-- Problem details --
Gather, from the data below, each line in which the word "this" occurs.

-- Source data --

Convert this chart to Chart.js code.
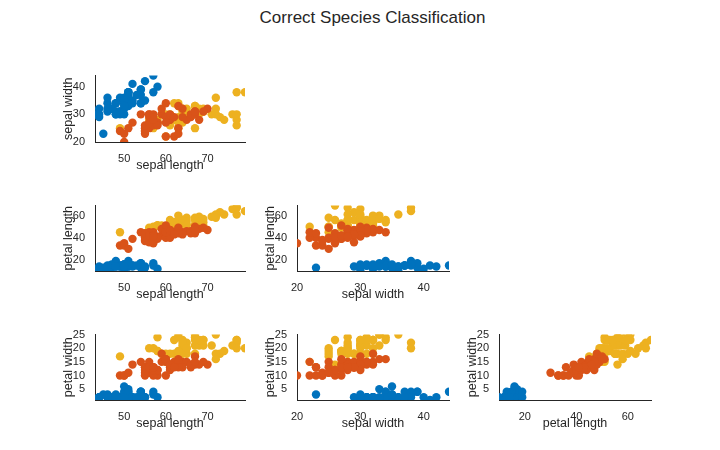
<!DOCTYPE html>
<html><head><meta charset="utf-8">
<script src="https://cdn.jsdelivr.net/npm/chart.js@4"></script>
<style>
body{margin:0;width:720px;height:450px;background:#fff;position:relative;font-family:"Liberation Sans",Arial,sans-serif;}
#title{position:absolute;top:8px;left:0;width:745px;text-align:center;font-size:17px;color:#262626;}
.c{position:absolute;}
</style></head><body>
<div id="title">Correct Species Classification</div>
<script>
const speciesNames=["setosa","versicolor","virginica"];
const speciesColors=["#0072BD","#D95319","#EDB120"];
const sepalLength=[51,49,47,46,50,54,46,50,44,49,54,48,48,43,58,57,54,51,57,51,54,51,46,51,48,50,50,52,52,47,48,54,52,55,49,50,55,49,44,51,50,45,44,50,51,48,51,46,53,50,
70,64,69,55,65,57,63,49,66,52,50,59,60,61,56,67,56,58,62,56,59,61,63,61,64,66,68,67,60,57,55,55,58,60,54,60,67,63,56,55,55,61,58,50,56,57,57,62,51,57,
63,58,71,63,65,76,49,73,67,72,65,64,68,57,58,64,65,77,77,60,69,56,77,63,67,72,62,61,64,72,74,79,64,63,61,77,63,64,60,69,67,69,58,68,67,67,63,65,62,59];
const sepalWidth=[35,30,32,31,36,39,34,34,29,31,37,34,30,30,40,44,39,35,38,38,34,37,36,33,34,30,34,35,34,32,31,34,41,42,31,32,35,36,30,34,35,23,32,35,38,30,38,32,37,33,
32,32,31,23,28,28,33,24,29,27,20,30,22,29,29,31,30,27,22,25,32,28,25,28,29,30,28,30,29,26,24,24,27,27,30,34,31,23,30,25,26,30,26,23,27,30,29,29,25,28,
33,27,30,29,30,30,25,29,25,36,32,27,30,25,28,32,30,38,26,22,32,28,28,27,33,32,28,30,28,30,28,38,28,28,26,30,34,31,30,31,31,31,27,32,33,30,25,30,34,30];
const petalLength=[14,14,13,15,14,17,14,15,14,15,15,16,14,11,12,15,13,14,17,15,17,15,10,17,19,16,16,15,14,16,16,15,15,14,15,12,13,14,13,15,13,13,13,16,19,14,16,14,15,14,
47,45,49,40,46,45,47,33,46,39,35,42,40,47,36,44,45,41,45,39,48,40,49,47,43,44,48,50,45,35,38,37,39,51,45,45,47,44,41,40,44,46,40,33,42,42,42,43,30,41,
60,51,59,56,58,66,45,63,58,61,51,53,55,50,51,53,55,67,69,50,57,49,67,49,57,60,48,49,56,58,61,64,56,51,56,61,56,55,48,54,56,51,51,59,57,52,50,52,54,51];
const petalWidth=[2,2,2,2,2,4,3,2,2,1,2,2,1,1,2,4,4,3,3,3,2,4,2,5,2,2,4,2,2,2,2,4,1,2,2,2,2,1,2,2,3,3,2,6,4,3,2,2,2,2,
14,15,15,13,15,13,16,10,13,14,10,15,10,14,13,14,15,10,15,11,18,13,15,12,13,14,14,17,15,10,11,10,12,16,15,16,15,13,13,13,12,14,12,10,13,12,13,13,11,13,
25,19,21,18,22,21,17,18,18,25,20,19,21,20,24,23,18,22,23,15,23,20,20,18,21,18,18,18,21,16,19,20,22,15,14,23,24,18,18,21,24,23,19,23,25,23,19,20,23,18];
const species=[].concat(Array(50).fill(0),Array(50).fill(1),Array(50).fill(2));
const ticksSepalLength=[50,60,70];
const ticksSepalWidth=[20,30,40];
const ticksPetalLength=[20,40,60];
const ticksPetalWidth=[5,10,15,20,25];
const vars={
 sl:{data:sepalLength,label:"sepal length",min:43,max:79,ticks:ticksSepalLength},
 sw:{data:sepalWidth,label:"sepal width",min:20,max:44,ticks:ticksSepalWidth},
 pl:{data:petalLength,label:"petal length",min:10,max:69,ticks:ticksPetalLength},
 pw:{data:petalWidth,label:"petal width",min:1,max:25,ticks:ticksPetalWidth}
};
const YW=34, XH=31, PT=6, PR=8;
function axis(v,isY){
 return {type:'linear',min:v.min,max:v.max,
  afterBuildTicks:a=>{a.ticks=v.ticks.map(t=>({value:t}));},
  afterFit:a=>{if(isY)a.width=YW;else a.height=XH;},
  grid:{display:false},border:{display:true,color:'#262626',width:1},
  ticks:{color:'#262626',font:{size:11,family:'Liberation Sans'},padding:2,autoSkip:false,maxRotation:0},
  title:{display:true,text:v.label,color:'#262626',font:{size:12.5,family:'Liberation Sans'},padding:{top:0,bottom:0}}};
}
function make(xk,yk,x0,x1,y0,y1){
 const c=document.createElement('canvas');
 const w=(x1-x0)+YW+PR, h=(y1-y0)+XH+PT;
 const d=document.createElement('div');d.className='c';
 d.style.left=(x0-YW)+'px';d.style.top=(y0-PT)+'px';d.style.width=w+'px';d.style.height=h+'px';
 d.appendChild(c);document.body.appendChild(d);
 const X=vars[xk],Y=vars[yk];
 const ds=speciesNames.map((n,s)=>({label:n,
  data:species.map((sp,i)=>sp===s?{x:X.data[i],y:Y.data[i]}:null).filter(p=>p),
  backgroundColor:speciesColors[s],borderWidth:0,pointRadius:4.2}));
 new Chart(c,{type:'scatter',data:{datasets:ds},options:{responsive:true,maintainAspectRatio:false,animation:false,
  layout:{padding:{top:PT,right:PR,left:0,bottom:0}},
  plugins:{legend:{display:false},tooltip:{enabled:false}},
  scales:{x:axis(X,false),y:axis(Y,true)}}});
}
make('sl','sw',95,245,73,142);
make('sl','pl',95,245,203,271);
make('sw','pl',297,449,203,271);
make('sl','pw',95,245,332,400);
make('sw','pw',297,449,332,400);
make('pl','pw',499,651,332,400);
</script></body></html>
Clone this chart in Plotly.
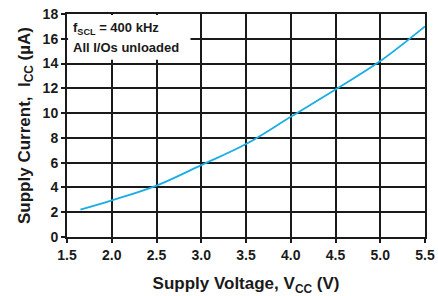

-- Correct result --
Convert this chart to Chart.js code.
Clone this chart in Plotly.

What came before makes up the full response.